2. Teaching adults and children.
3. Visiting his members and potential members.
The impact of the Church Growth Movement has been seen in two major areas:
A. Sermons are no longer sermons, but practical talks, and they are copied from various sources on the Internet.
B. Members are trained to do the pastor's work of visitation, while he stays in the study, downloading more cool stuff to borrow. Probably very little visitation of any kind takes place. Cell groups supposedly substitute for spiritual care.
If members are in the hospital, shut-ins, or dealing with grief, they should have pastoral visitation as a priority - above all other work. The modernists have substituted counseling in the office as a substitute for pastoral visitation. One liberal bishop discussed once how that inevitably led to trouble and pastoral downfall.
In the area of preaching and teaching, relying on the Means of Grace has always been the strength of Lutheran practice in those rare places where Lutherans were not copying the Reformed.

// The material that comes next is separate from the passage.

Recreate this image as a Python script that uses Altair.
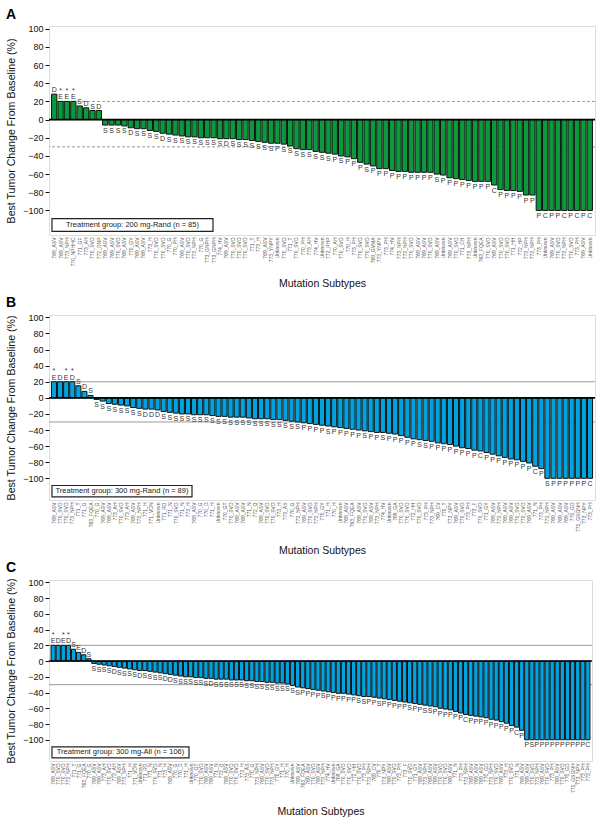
import altair as alt
import pandas as pd

# ---------------- data ----------------
A_val = [28, 20, 20, 20, 15, 13, 10, 10,
         -6, -6, -6, -7, -9, -10, -10, -12, -13, -15, -16, -17,
         -18, -19, -19, -20, -20, -20, -21, -21, -21, -22,
         -22, -23, -24, -25, -26, -26, -27, -29,
         -32, -33, -33, -35, -36, -37, -38, -40, -41, -43,
         -47, -49, -51, -54, -54, -56, -57, -57, -58, -58, -58, -58,
         -60, -61, -64, -65, -66, -67, -68, -68, -68, -72,
         -77, -78, -78, -79, -83, -83,
         -100, -100, -100, -100, -100, -100, -100, -100, -100]
A_resp = list("DEEESDSD" "SSSSDSSSSDSSSSSSSSSDSSSSSSSPSS"
              "SSSSSSPSPPPSPPPPPPPPPPSPPPPPPPPCPPPPPPPCPPCPCPC")
A_star = [2, 3, 4]
A_sub = ["769_ASV", "769_ASV", "773_NPH", "770_NPHHC", "771_GF", "773_AH", "770_SVD", "772_DNP", "769_ASV", "769_ASV",
         "770_SVD", "769_ASV", "770_GY", "769_ASV", "769_ASV", "773_H", "770_SVD", "770_SVD", "770_G", "770_PH",
         "769_ASV", "770_SVD", "773_NPH", "770_G", "773_GNPH", "773_GNPH", "774_HV", "769_ASV", "770_SVD", "770_SVD",
         "770_SVD", "771_T", "773_H", "769_ASV", "773_YNPY", "Unknown", "770_SVD", "771_T", "770_SVD", "770_PH",
         "773_AH", "774_HV", "Unknown", "772_PHP", "770_AH", "770_SVD", "770_H", "773_PH", "770_SVD", "770_SVD",
         "769_GVMA", "773_YNPY", "773_PH", "774_HV", "773_NPH", "773_NPH", "770_SVD", "769_ASV", "769_ASV", "770_SVD",
         "769_ASV", "Unknown", "769_ASV", "770_SVD", "771_CH", "773_NPH", "Unknown", "763_FQEA", "770_SVD", "769_ASV",
         "770_SVD", "770_SVD", "771_HH", "772_HP", "773_NPH", "773_NPH", "773_PH", "Unknown", "769_ASV", "770_SVD",
         "773_NPH", "770_SVD", "773_PH", "769_ASV", "Unknown"]

B_val = [20, 20, 20, 20, 15, 8, 3, -2,
         -4, -7, -8, -9, -10, -12, -13, -14, -14, -15, -17, -18,
         -19, -20, -20, -21, -21, -21, -22, -23, -23, -24,
         -24, -24, -25, -26, -26, -26, -27, -27, -28, -29,
         -30, -31, -32, -33, -34, -35, -36, -37, -38, -39,
         -40, -41, -42, -43, -43, -44, -45, -47, -49, -51,
         -52, -53, -54, -56, -57, -58, -60, -62, -63, -65,
         -66, -68, -70, -72, -74, -76, -77, -79, -81, -85,
         -88, -100, -100, -100, -100, -100, -100, -100, -100]
B_resp = list("EDEDSDSS" "SSSSSSSDDDSSSSSSSSSSSSSSSSSSSSSS"
              "SPPPPSPPPPPSPPSPPPPPSSPPPPPPPPCPPPPPPPPCPSPPPPPPC")
B_star = [1, 3, 4]
B_sub = ["769_ASV", "770_SVD", "770_SVD", "773_NPH", "771_T", "771_G", "763_FQEA", "770_G", "769_ASV", "769_ASV",
         "773_AH", "770_SVD", "773_AH", "769_ASV", "773_NPH", "771_H", "771_VDN", "Unknown", "771_RD", "771_N",
         "770_SVD", "771_N", "773_H", "769_ASV", "770_G", "770_D", "771_H", "Unknown", "770_GT", "770_SVD",
         "769_ASV", "769_ASV", "771_N", "772_Q", "769_ASV", "770_SVD", "770_SVD", "773_H", "773_AS", "770_G",
         "773_NPH", "769_ASV", "770_SVD", "773_NPH", "770_GY", "771_H", "770_H", "Unknown", "769_ASV", "763_FQEA",
         "769_ASV", "770_SVD", "769_ASV", "773_NPH", "774_HV", "Unknown", "769_GA", "770_SVD", "770_SVD", "772_HH",
         "770_SVD", "773_PH", "773_NPH", "769_CV", "770_T", "773_NPY", "769_ASV", "770_SVD", "773_PH", "773_F",
         "770_SVD", "771_GY", "769_ASV", "773_NPH", "769_ASV", "769_ASV", "770_SVD", "770_SVD", "769_ASV", "771_N",
         "773_PH", "773_NPH", "769_ASV", "769_ASV", "769_ASV", "770_GD", "771_GSGNH", "773_NPY", "773_PH"]

C_val = [20, 20, 20, 20, 15, 11, 8, 3,
         -3, -4, -5, -6, -7, -8, -9, -10, -11, -12, -12, -13,
         -14, -15, -16, -17, -18, -19, -20, -20, -21, -21,
         -22, -22, -23, -23, -23, -24, -24, -24, -25, -25,
         -26, -26, -27, -27, -28, -28, -29, -31,
         -33, -34, -35, -36, -37, -38, -39, -40, -41, -41, -42, -43,
         -44, -45, -45, -46, -47, -48, -49, -50, -51, -52,
         -53, -54, -55, -56, -57, -58, -60, -61, -62, -64,
         -66, -68, -69, -70, -71, -72, -74, -75, -77, -79, -82, -84, -88,
         -100, -100, -100, -100, -100, -100, -100, -100, -100, -100, -100, -100, -100]
C_resp = list("EDEDSEDS" "SSSSDSSSSDSSSSDDSSSSSSSDSSSSSSSSSSSSSSSS"
              "SPPPPSPPPPPPSSPPSPPPPPSPPSSPPPPPPCPPPPPPPPPCPPSPPPPPPPPPPC")
C_star = [1, 3, 4]
C_sub = ["769_ASV", "770_SVD", "770_SVD", "773_NPH", "771_T", "771_G", "763_FQEA", "770_G", "769_ASV", "769_ASV",
         "773_AH", "770_SVD", "773_AH", "769_ASV", "773_NPH", "771_H", "771_VDN", "Unknown", "771_RD", "771_N",
         "770_SVD", "771_N", "773_H", "769_ASV", "770_G", "770_D", "771_H", "Unknown", "770_GT", "770_SVD",
         "769_ASV", "769_ASV", "771_N", "772_Q", "769_ASV", "770_SVD", "770_SVD", "773_H", "773_AS", "770_G",
         "773_NPH", "769_ASV", "770_SVD", "773_NPH", "770_GY", "771_H", "770_H", "Unknown", "769_ASV", "763_FQEA",
         "769_ASV", "770_SVD", "769_ASV", "773_NPH", "774_HV", "Unknown", "769_GA", "770_SVD", "770_SVD", "772_HH",
         "770_SVD", "773_PH", "773_NPH", "769_CV", "770_T", "773_NPY", "769_ASV", "770_SVD", "773_PH", "773_F",
         "770_SVD", "771_GY", "769_ASV", "773_NPH", "769_ASV", "769_ASV", "770_SVD", "770_SVD", "769_ASV", "771_N",
         "773_PH", "773_NPH", "769_ASV", "769_ASV", "769_ASV", "770_GD", "773_NPH", "770_SVD", "769_ASV", "773_H",
         "770_SVD", "771_N", "769_ASV", "769_ASV", "770_SVD", "773_NPH", "769_ASV", "770_SVD", "773_PH", "769_ASV",
         "770_SVD", "770_GD", "771_GSGNH", "773_NPY", "773_PH", "773_PH"]

REF_LINES = [20, -30]
Y_TICKS = [-100, -80, -60, -40, -20, 0, 20, 40, 60, 80, 100]
NOTE_TOP, NOTE_MID, NOTE_BOTTOM = -109, -116, -123

SANS = "Liberation Sans, Arial, Helvetica, sans-serif"

GREEN = "#0a9a3c"
BLUE = "#00a3df"


def panel(letter, vals, resp, subs, stars, color, note, w, h, dashed, box_w, title_y):
    n = len(vals)
    idx = list(range(1, n + 1))
    df = pd.DataFrame({
        "key": [f"{i:03d}|{s}" for i, s in zip(idx, subs)],
        "value": vals,
        "resp": resp,
        "star": ["*" if i in stars else "" for i in idx],
    })
    yaxis = alt.Axis(values=Y_TICKS, grid=False, domain=False, tickSize=4, tickColor="#111",
                     labelFont=SANS, labelFontSize=9, labelColor="#111", labelPadding=2,
                     title="Best Tumor Change From Baseline (%)", titleFont=SANS, titleFontSize=10.6,
                     titleFontWeight="normal", titleColor="#111", titleX=-35, titleBaseline="alphabetic")
    yscale = alt.Scale(domain=[-127, 103], nice=False, zero=False)

    def Y(field):
        return alt.Y(field, type="quantitative", scale=yscale, axis=yaxis)

    X = alt.X("key:N", sort="ascending",
              scale=alt.Scale(paddingInner=0.17, paddingOuter=0.4),
              axis=alt.Axis(title="Mutation Subtypes", labelAngle=-90, ticks=False, domain=False,
                            labelExpr="split(datum.value, '|')[1]", labelFont=SANS, labelFontSize=5,
                            labelColor="#555", labelPadding=2, labelLimit=0,
                            titleFont=SANS, titleFontSize=10.5, titleFontWeight="normal",
                            titleColor="#111", titleY=title_y, titleBaseline="top"))

    base = alt.Chart(df)
    refdf = pd.DataFrame({"ref": REF_LINES})
    rule_kw = dict(color="#9a9a9a", strokeWidth=1)
    if dashed:
        rule_kw["strokeDash"] = [3, 2]
    refs = alt.Chart(refdf).mark_rule(**rule_kw).encode(y=Y("ref"))
    bars = base.mark_bar(color=color, stroke="#111", strokeWidth=1).encode(x=X, y=Y("value"))
    zero = alt.Chart(pd.DataFrame({"zero": [0]})).mark_rule(color="#000", strokeWidth=1.6).encode(y=Y("zero"))
    tkw = dict(font=SANS, fontSize=7, color="#333")
    pos = base.transform_filter("datum.value >= 0").mark_text(baseline="bottom", dy=-1, **tkw).encode(
        x=X, y=Y("value"), text="resp:N")
    neg = base.transform_filter("datum.value < 0").mark_text(baseline="top", dy=1.5, **tkw).encode(
        x=X, y=Y("value"), text="resp:N")
    st = base.transform_filter("datum.star != ''").mark_text(baseline="bottom", dy=-7.5, **tkw).encode(
        x=X, y=Y("value"), text="star:N")
    notedf = pd.DataFrame({"top": [NOTE_TOP], "bottom": [NOTE_BOTTOM], "mid": [NOTE_MID], "note": [note]})
    box = alt.Chart(notedf).mark_rect(fill="white", stroke="#222", strokeWidth=1.2).encode(
        x=alt.value(3), x2=alt.value(3 + box_w), y=Y("top"), y2="bottom:Q")
    boxtxt = alt.Chart(notedf).mark_text(font=SANS, fontSize=7.5, color="#222", baseline="middle").encode(
        x=alt.value(3 + box_w / 2), y=Y("mid"), text="note:N")
    return alt.layer(refs, bars, zero, pos, neg, st, box, boxtxt).properties(
        width=w, height=h,
        title=alt.TitleParams(letter, anchor="start", frame="bounds", fontSize=14, fontWeight="bold",
                              font=SANS, color="#000", offset=3))


A = panel("A", A_val, A_resp, A_sub, A_star, GREEN, "Treatment group: 200 mg-Rand (n = 85)", 546, 209, True, 161, 43)
B = panel("B", B_val, B_resp, B_sub, B_star, BLUE, "Treatment group: 300 mg-Rand (n = 89)", 546, 185, False, 140, 45)
C = panel("C", C_val, C_resp, C_sub, C_star, BLUE, "Treatment group: 300 mg-All (n = 106)", 543, 181, False, 137, 45)

chart = alt.vconcat(A, B, C, spacing=80, bounds="flush").properties(
    padding={"left": 5, "top": 7, "right": 0, "bottom": 0}
).configure_view(stroke="#111", strokeWidth=1.4).configure(background="white")

chart.save("out.html", embed_options={"renderer": "svg", "actions": False})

Luther did not have a program of outreach, except to broadcast the Word as widely as possible. He trusted that God's Word was identical to God's will.
The opportunities are endless for teaching and preaching the Word of God. Sunday is a unique opportunity to speak without interruption for 20-30 minutes, in the sermon alone. The liturgy, Creeds, and hymns are additional proclamations of the Promises of God.
Email bulletins, blogs, websites, Internet broadcasts, local radio, and many more opportunities exist to teach the Word of God. Why wouldn't every pastor put his written sermon on a blog each week?
If the pastor and his members are well versed in Biblical doctrine, the question is not how outreach is done but whether it ever stops. The opportunities present themselves in many different ways. False teachers like the JWs and Mormons actually come to the parsonage to be tutored, even though they leave in a rage.
The attitude of the pastor, members, and synod should be an emphasis on faithfulness to the Word rather than results. The climax of Walther's Law and Gospel quotes Luther on this topic. The Word of God is always effective and always bears fruit.
Unfortunately, the mission counselors and alleged evangelism experts are always in a fever to get results. They fan the flames of discontent in the parish, so that members are not upset over blatant false doctrine but over "bad numbers." See Waldo Werning and Kent Hunter for many examples of this kind of thinking and Fuller-copied false doctrine.
Neighborhood surveys are a tough but worthwhile way to reach people. We had college students help once. They came into contact with a former member who had gone over to the Pentecostals. The woman was delighted to come back to Lutheran worship with her children. She pointed out how the Pentecostals required all their "successful programs" and made people buy $20 notebooks for each required program. It was all Law. So I would argue that one family rescued from legalistic Pentecostalism was success.
Every baptism and communion service is a success. How can the Andy Stanley robots talk about the Gospel and hide the visible Word of the sacraments? The hiding tells more about their attitude toward God's Word than all their blabber about outreach.
A Christian funeral is Gospel proclamation to an entire extended (and perhaps dysfunctional) family at once. Neighbors and friends from all confessions and no faith at all come and listen respectfully to a Gospel sermon.
Weddings, as difficult as they may be, are another chance to speak to a large crowd about the Gospel in marriage, the value of children. A faithful minister will find strangers nodding in agreement during the sermon, others frowning in opposition. Results!
The Parable of the Sower and the Seed (Mark 4) teaches us not to worry about the the Word landing in the right place, soil which is always affluent and suburban according to Shrinker mission counselors. Instead, the parable teaches us to scatter the Word without being anxious about where it lands. Franzmann wrote a hymn about that topic - "Preach Ye the Word."